Monteverdi est le bien le maître incontesté de l’opéra vénitien. Même s’il occupe le poste le plus convoité de la République, maître de la chapelle du Doge, à San Marco, qui l’associerait presque exclusivement à des oeuvres sacrées, le Crémonais se révèle particulièrement actif sur le scène profane et lyrique. Son Arianna (perdue) a été reprise au Teatro San Moisè, patronné par la famille patricienne des Vendramin. Pour cette reprise, Benedetto Ferrari écrit même un sonnet dédié « au Seigneur Monteverdi, oracle de la musique »
Son retour attendu sur les planches vénitiennes reste Ulisse, prévu pour le Carnaval de 1640, au San Cassiano (patronné par la famille Tron).

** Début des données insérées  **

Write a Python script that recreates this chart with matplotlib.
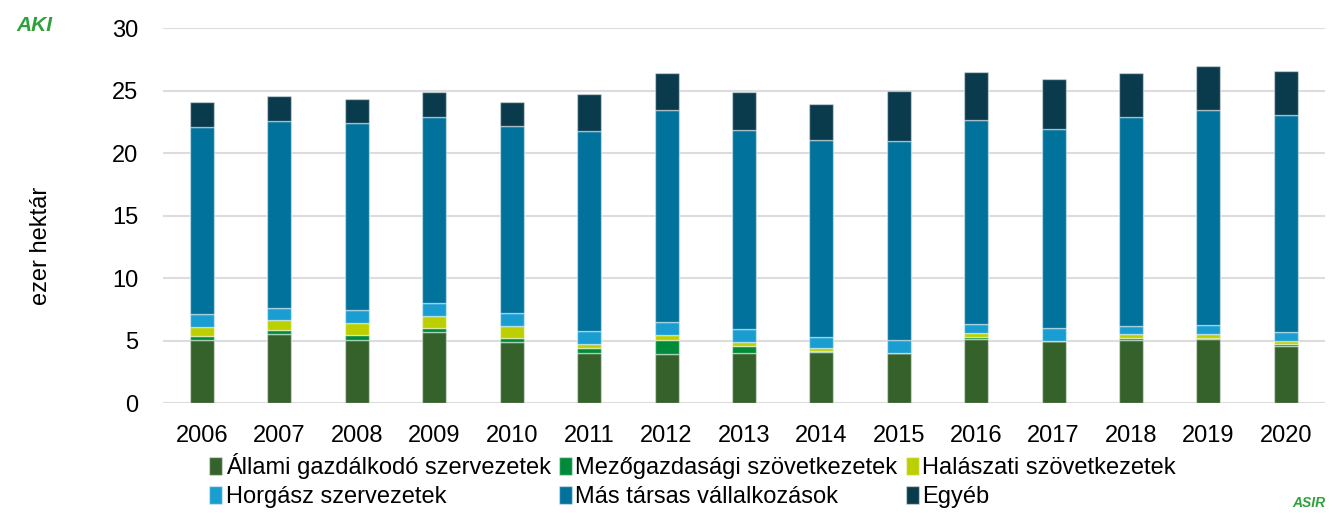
import numpy as np
import matplotlib
matplotlib.use('Agg')
import matplotlib.pyplot as plt

plt.rcParams['font.family'] = ['Liberation Sans', 'DejaVu Sans']

years = ['2006', '2007', '2008', '2009', '2010', '2011', '2012', '2013',
         '2014', '2015', '2016', '2017', '2018', '2019', '2020']

allami = [5.04, 5.56, 5.04, 5.72, 4.88, 4.03, 3.95, 4.03, 4.08, 4.00, 5.15, 4.99, 5.07, 5.10, 4.56]
mezo = [0.30, 0.29, 0.41, 0.26, 0.36, 0.37, 1.09, 0.53, 0.11, 0.00, 0.14, 0.00, 0.11, 0.14, 0.16]
halasz = [0.75, 0.78, 0.94, 0.97, 0.90, 0.35, 0.38, 0.30, 0.21, 0.00, 0.32, 0.00, 0.35, 0.29, 0.28]
horgasz = [1.02, 1.02, 1.04, 1.04, 1.05, 1.02, 1.05, 1.04, 0.86, 1.02, 0.75, 0.99, 0.64, 0.72, 0.66]
mas = [14.97, 14.96, 14.97, 14.91, 14.99, 15.99, 16.99, 15.94, 15.78, 15.94, 16.30, 15.99, 16.73, 17.21, 17.40]
egyeb = [2.00, 1.97, 1.97, 2.00, 1.95, 2.98, 2.94, 3.04, 2.90, 4.02, 3.82, 4.00, 3.55, 3.54, 3.52]

series = [
    ('Állami gazdálkodó szervezetek', allami, '#35622b'),
    ('Mezőgazdasági szövetkezetek', mezo, '#008b3a'),
    ('Halászati szövetkezetek', halasz, '#bccf00'),
    ('Horgász szervezetek', horgasz, '#1a9dd1'),
    ('Más társas vállalkozások', mas, '#00729b'),
    ('Egyéb', egyeb, '#0a3b4d'),
]

fig = plt.figure(figsize=(13.38, 5.13), dpi=100)
ax = fig.add_axes([0.122, 0.214, 0.868, 0.731])

x = np.arange(len(years))
bottom = np.zeros(len(years))
for label, vals, col in series:
    vals = np.array(vals)
    ax.bar(x, vals, bottom=bottom, width=0.31, color=col, label=label,
           edgecolor=(1, 1, 1, 0.45), linewidth=1, zorder=3)
    bottom += vals

ax.set_xlim(-0.5, len(years) - 0.5)
ax.set_ylim(0, 30)
ax.set_yticks(range(0, 31, 5))
ax.set_xticks(x)
ax.set_xticklabels(years)
ax.grid(axis='y', color='#dcdcdc', lw=1.5, zorder=0)
for s in ax.spines.values():
    s.set_visible(False)
ax.tick_params(length=0, labelsize=17, colors='black')
ax.tick_params(axis='y', pad=18)
ax.tick_params(axis='x', pad=16)

fig.text(0.031, 0.52, 'ezer hektár', rotation=90, fontsize=17,
         ha='center', va='center')

# legend filled row by row like the original
h, l = ax.get_legend_handles_labels()
order = [0, 3, 1, 4, 2, 5]
ax.legend([h[i] for i in order], [l[i] for i in order],
          loc='lower left', bbox_to_anchor=(0.1475, -0.014), bbox_transform=fig.transFigure,
          ncol=3, frameon=False, fontsize=17, handlelength=0.55, handleheight=0.75,
          handletextpad=0.15, columnspacing=0.35, labelspacing=0.3, borderaxespad=0.1)

# logos as text
fig.text(0.026, 0.95, 'AKI', color='#2ea13a', fontsize=15, fontweight='bold',
         fontstyle='italic', ha='center', va='center')
fig.text(0.978, 0.02, 'ASIR', color='#2ea13a', fontsize=10, fontweight='bold',
         fontstyle='italic', ha='center', va='center')

plt.savefig('out.png', dpi=100)
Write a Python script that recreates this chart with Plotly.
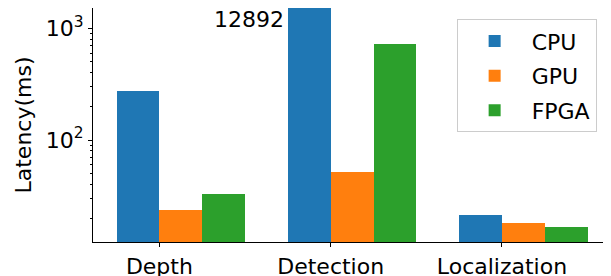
import math
import plotly.graph_objects as go

categories = ["Depth", "Detection", "Localization"]
series_names = ["CPU", "GPU", "FPGA"]
cpu = [275, 12892, 21.3]
gpu = [23.8, 51.7, 17.9]
fpga = [32.9, 720, 16.7]
colors = ["#1f77b4", "#ff7f0e", "#2ca02c"]
annotation_text = "12892"
annotation_y = 1211

bar_w = 0.25
offsets = [-0.125, 0.125, 0.375]
font = "DejaVu Sans"

fig = go.Figure()
for name, vals, col, off in zip(series_names, [cpu, gpu, fpga], colors, offsets):
    fig.add_trace(go.Bar(
        x=[i + off for i in range(len(categories))],
        y=vals, name=name, width=bar_w, legendgroup=name,
        marker=dict(color=col, line=dict(width=0)),
    ))

fig.add_annotation(x=1 + offsets[0] - bar_w / 2 - 0.013, y=math.log10(annotation_y),
                   xref="x", yref="y",
                   text=annotation_text, showarrow=False, xanchor="right",
                   yanchor="middle", font=dict(size=22, color="black", family=font))

# page body has an 8px margin; figure sized to fit the 611x276 window
fig.update_layout(
    width=603, height=268,
    margin=dict(l=85, r=0, t=0, b=34, autoexpand=False),
    plot_bgcolor="white", paper_bgcolor="white",
    font=dict(family=font, size=22, color="black"),
    bargap=0, barmode="overlay",
    showlegend=True,
    legend=dict(x=0.702, y=0.952, xanchor="left", yanchor="top",
                bgcolor="rgba(255,255,255,0.8)", bordercolor="#cccccc", borderwidth=1,
                font=dict(size=22, family=font), itemsizing="constant",
                itemwidth=64, tracegroupgap=3),
)
fig.update_xaxes(
    range=[-0.3875, -0.3875 + 518 / 171.3],
    tickvals=list(range(len(categories))), ticktext=categories,
    showline=True, linecolor="black", linewidth=1, mirror=True,
    ticks="outside", ticklen=4, tickcolor="black", showgrid=False, zeroline=False,
    tickfont=dict(size=22), automargin=False, ticklabelstandoff=1,
)
fig.update_yaxes(
    type="log", range=[1.087, 3.182],
    tickvals=[100, 1000], ticktext=["10<sup>2</sup>", "10<sup>3</sup>"],
    showline=True, linecolor="black", linewidth=1, mirror=False,
    ticks="outside", ticklen=4, tickcolor="black", showgrid=False, zeroline=False,
    tickfont=dict(size=22), automargin=False,
    minor=dict(tickvals=[20, 30, 40, 50, 60, 70, 80, 90, 200, 300, 400, 500, 600, 700, 800, 900],
               ticks="outside", ticklen=2, tickcolor="black", showgrid=False),
    title=dict(text="Latency(ms)", font=dict(size=22), standoff=8),
)

fig.write_html("out.html")
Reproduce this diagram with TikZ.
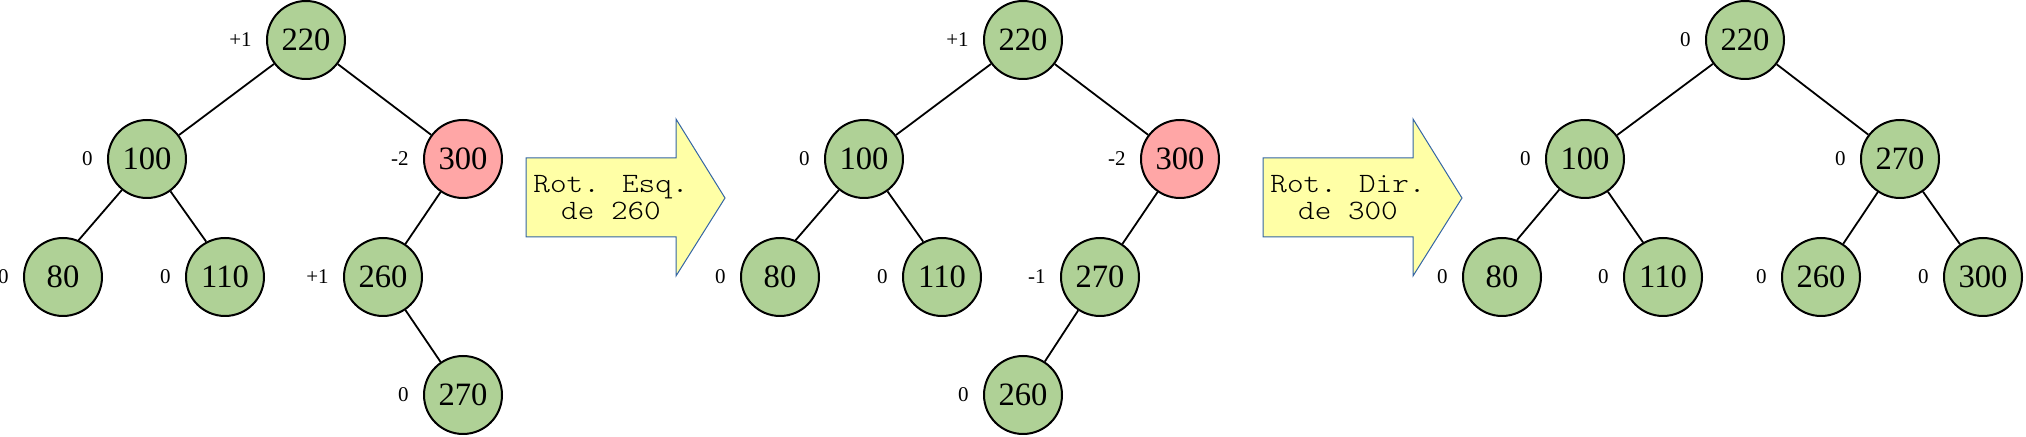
\documentclass[tikz,border=0pt]{standalone}
\usepackage{fontspec}
\setmainfont{Liberation Serif}
\newfontfamily\arrowmono[FakeStretch=1.13]{Latin Modern Mono Light}
\definecolor{nodegreen}{RGB}{175,209,150}
\definecolor{nodered}{RGB}{255,166,166}
\definecolor{arrowyellow}{RGB}{255,255,166}
\definecolor{arrowblue}{RGB}{52,101,164}
\begin{document}
\begin{tikzpicture}[x=0.5pt,y=-0.5pt,
  avl/.style={circle,draw=black,line width=1pt,fill=nodegreen,minimum size=39pt,inner sep=0pt,font=\fontsize{16.3}{18}\selectfont},
  hot/.style={avl,fill=nodered},
  bal/.style={font=\fontsize{10.5}{12}\selectfont,inner sep=0pt,anchor=east},
  edge/.style={draw=black,line width=0.9pt},
  rotarrow/.style={draw=arrowblue,line width=0.5pt,fill=arrowyellow,line join=miter},
  rottext/.style={font=\arrowmono\fontsize{14}{13.5}\selectfont,align=center,inner sep=0pt}]
\useasboundingbox (0,0) rectangle (2026,437);

% ---------- Tree 1 ----------
\node[avl] (a220) at (306,40) {220};
\node[avl] (a100) at (147,159) {100};
\node[hot] (a300) at (463,159) {300};
\node[avl] (a80)  at (63,277) {80};
\node[avl] (a110) at (225,277) {110};
\node[avl] (a260) at (383,277) {260};
\node[avl] (a270) at (463,395) {270};
\node[bal] (la220) at ([xshift=-7pt]a220.west) {+1};
\node[bal] (la100) at ([xshift=-7pt]a100.west) {0};
\node[bal] (la300) at ([xshift=-7pt]a300.west) {-2};
\node[bal] (la80)  at ([xshift=-7pt]a80.west) {0};
\node[bal] (la110) at ([xshift=-7pt]a110.west) {0};
\node[bal] (la260) at ([xshift=-7pt]a260.west) {+1};
\node[bal] (la270) at ([xshift=-7pt]a270.west) {0};
\path[edge] (a220) -- (a100);
\path[edge] (a220) -- (a300);
\path[edge] (a100.231) -- (a80.67);
\path[edge] (a100.306) -- (a110.118);
\path[edge] (a300) -- (a260);
\path[edge] (a260) -- (a270);

% ---------- Arrow 1 ----------
\path[rotarrow] (526,158) -- (676,158) -- (676,119) -- (725,198) -- (676,276) -- (676,237) -- (526,237) -- cycle;
\node[rottext] (r1) at (611,198) {Rot. Esq.\\de 260};

% ---------- Tree 2 ----------
\node[avl] (b220) at (1023,40) {220};
\node[avl] (b100) at (864,159) {100};
\node[hot] (b300) at (1180,159) {300};
\node[avl] (b80)  at (780,277) {80};
\node[avl] (b110) at (942,277) {110};
\node[avl] (b270) at (1100,277) {270};
\node[avl] (b260) at (1023,395) {260};
\node[bal] (lb220) at ([xshift=-7pt]b220.west) {+1};
\node[bal] (lb100) at ([xshift=-7pt]b100.west) {0};
\node[bal] (lb300) at ([xshift=-7pt]b300.west) {-2};
\node[bal] (lb80)  at ([xshift=-7pt]b80.west) {0};
\node[bal] (lb110) at ([xshift=-7pt]b110.west) {0};
\node[bal] (lb270) at ([xshift=-7pt]b270.west) {-1};
\node[bal] (lb260) at ([xshift=-7pt]b260.west) {0};
\path[edge] (b220) -- (b100);
\path[edge] (b220) -- (b300);
\path[edge] (b100.231) -- (b80.67);
\path[edge] (b100.306) -- (b110.118);
\path[edge] (b300) -- (b270);
\path[edge] (b270) -- (b260);

% ---------- Arrow 2 ----------
\path[rotarrow] (1263,158) -- (1413,158) -- (1413,119) -- (1462,198) -- (1413,276) -- (1413,237) -- (1263,237) -- cycle;
\node[rottext] (r2) at (1348,198) {Rot. Dir.\\de 300};

% ---------- Tree 3 ----------
\node[avl] (c220) at (1745,40) {220};
\node[avl] (c100) at (1585,159) {100};
\node[avl] (c270) at (1900,159) {270};
\node[avl] (c80)  at (1502,277) {80};
\node[avl] (c110) at (1663,277) {110};
\node[avl] (c260) at (1821,277) {260};
\node[avl] (c300) at (1983,277) {300};
\node[bal] (lc220) at ([xshift=-7pt]c220.west) {0};
\node[bal] (lc100) at ([xshift=-7pt]c100.west) {0};
\node[bal] (lc270) at ([xshift=-7pt]c270.west) {0};
\node[bal] (lc80)  at ([xshift=-7pt]c80.west) {0};
\node[bal] (lc110) at ([xshift=-7pt]c110.west) {0};
\node[bal] (lc260) at ([xshift=-7pt]c260.west) {0};
\node[bal] (lc300) at ([xshift=-7pt]c300.west) {0};
\path[edge] (c220) -- (c100);
\path[edge] (c220) -- (c270);
\path[edge] (c100.230) -- (c80.68);
\path[edge] (c100.305) -- (c110.120);
\path[edge] (c270) -- (c260);
\path[edge] (c270) -- (c300);
\end{tikzpicture}
\end{document}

Ulysse, héros moderne pour un opéra moderne
Composé plus de 30 ans après Orfeo, Ulisse montre l’évolution du métier et les options modernistes de l’écriture. La vocalità, florentine dans Orfeo, s’appuie désormais sur un nouveau mélodisme romain: mélisme libre, épanoui tendant vers la forme de l’arioso, plutôt que recitar cantando. Abandon de la forme madrigalesque, encore vivace dans Orfeo. Ici, les choix et développement de la musique sont dirigés en fonction de leur utilité scénique. Plus d’intermèdes, autonomes de l’action. Monteverdi se montre très à la pointe des nouvelles tendances culturelles, âprement défendues par la nouvelle génération, celle de ses élèves: Cavalli, Cesti, Ferrari…
A l’identique du peintre Rubens qui travaille à la même époque et de la même façon à Anvers, Monteverdi dirige un atelier de disciples, tous excellents, qui écrivent et composent sous son contrôle. Son état ecclésiastique l’empêchait certainement de pleinement revendiquer son oeuvre d’auteur profane (d’autant plus pour l’opéra qui suit Ulisse, « Poppea », dont l’immoralité et la perversité outrageusement triomphante aurait pu lui être reprochée!).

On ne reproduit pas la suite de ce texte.